April 20th, 2011
CT Drug Data Mining Firm Faces Free Speech Test
New Haven Independent
Two years ago, on an unseasonably warm April day, a coalition of consumer health advocates, union members, doctors, medical students, and the AARP converged on the State Capitol in Hartford. They had come from throughout the Northeast to urge legislators to pass, among other measures, a bill that would prevent information about doctors’ prescribing habits from being sold and used for commercial means.
For years, pharmacies have sold electronic prescription records, with patients’ names encrypted, to medical data providers. These companies in turn sell them to pharmaceutical firms, which use them as a potent tool for marketing drugs to doctors. Among the world’s leading data providers—sometimes known as “data miners”—is Norwalk-based IMS Health, Inc.

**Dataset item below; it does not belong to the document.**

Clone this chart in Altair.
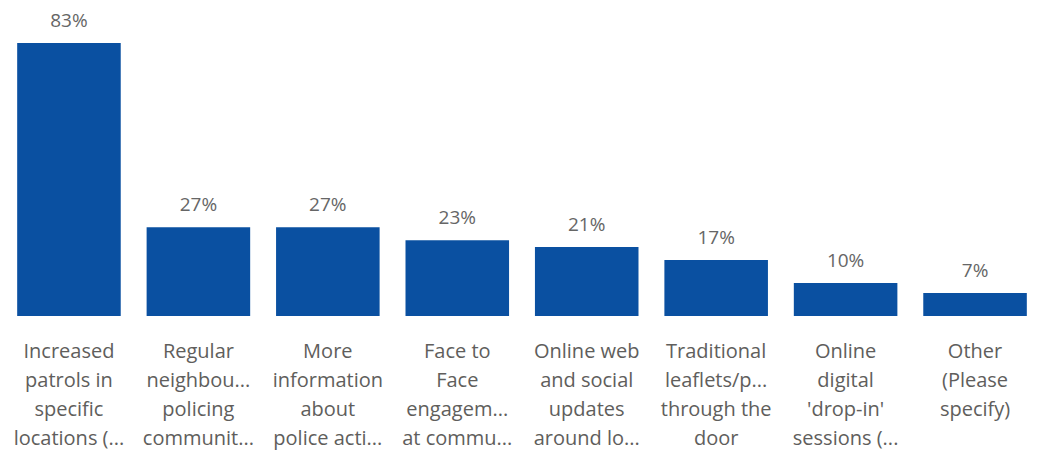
import altair as alt
import pandas as pd

categories = [
    "Increased|patrols in|specific|locations (...",
    "Regular|neighbou...|policing|communit...",
    "More|information|about|police acti...",
    "Face to|Face|engagem...|at commu...",
    "Online web|and social|updates|around lo...",
    "Traditional|leaflets/p...|through the|door",
    "Online|digital|'drop-in'|sessions (...",
    "Other|(Please|specify)",
]
values = [83, 27, 27, 23, 21, 17, 10, 7]
labels = ["83%", "27%", "27%", "23%", "21%", "17%", "10%", "7%"]

df = pd.DataFrame({"cat": categories, "val": values, "lab": labels})

FONT = "Segoe UI, Open Sans, sans-serif"

x = alt.X(
    "cat:N",
    sort=categories,
    title=None,
    scale=alt.Scale(paddingInner=0.2, paddingOuter=0.04),
    axis=alt.Axis(
        labelExpr="split(datum.label, '|')",
        labelAngle=0,
        labelFontSize=20,
        labelFont=FONT,
        labelColor="#605e5c",
        labelLineHeight=29,
        labelPadding=25,
        labelBaseline="top",
        ticks=False,
        domain=False,
        grid=False,
        labelLimit=200,
    ),
)
y = alt.Y("val:Q", title=None, scale=alt.Scale(domain=[0, 83], nice=False), axis=None)

bars = alt.Chart(df).mark_bar(color="#0a50a1").encode(x=x, y=y)
text = alt.Chart(df).mark_text(
    dy=-22, baseline="middle", fontSize=19, font=FONT, color="#666666"
).encode(x=x, y=y, text="lab:N")

chart = (
    (bars + text)
    .properties(
        width=1020,
        height=273,
        padding={"left": 4, "top": 35, "right": 0, "bottom": 134},
        autosize=alt.AutoSizeParams(type="none"),
    )
    .configure(background="white")
    .configure_view(stroke="transparent", strokeWidth=0)
)

chart.save("out.html", embed_options={"renderer": "svg", "actions": False})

With doctors’ identifying information and prescribing patterns in hand, drug detailers can precisely tailor their pitch and efficiently drive sales. Data mining also drives up health care costs, according to patient advocates and state officials, and many were looking to legislation to set things right.
But around the country, a cloud of legal uncertainty had stalled data mining bills in their tracks. Laws enacted in New Hampshire, Maine, and Vermont had been promptly challenged, and judicial decisions were still unfolding. And what had started as a consumer protection matter had grown into a question of First Amendment rights.
According to the groups challenging the laws, the data mining companies and PhRMA, a drug industry trade group based on Washington, D.C., restrictions on the use of prescriber data violate their Constitutional right to free speech.
“It was unclear at the time how things would turn out judicially for those laws,” said Rep. Elizabeth Ritter, who as Public Health Committee co-chair had fought for Connecticut’s data mining bill and watched it drop off the calendar at the end of the 2009 legislative session. When the constitutionality of a statute is in question, she added, “states tend to wait for direction from the courts.”
Their wait may soon be over. On April 26 the Supreme Court will hear arguments in Sorrell v. IMS Health, Inc. et. al, on the constitutionality of Vermont’s data mining law. A decision is expected in June.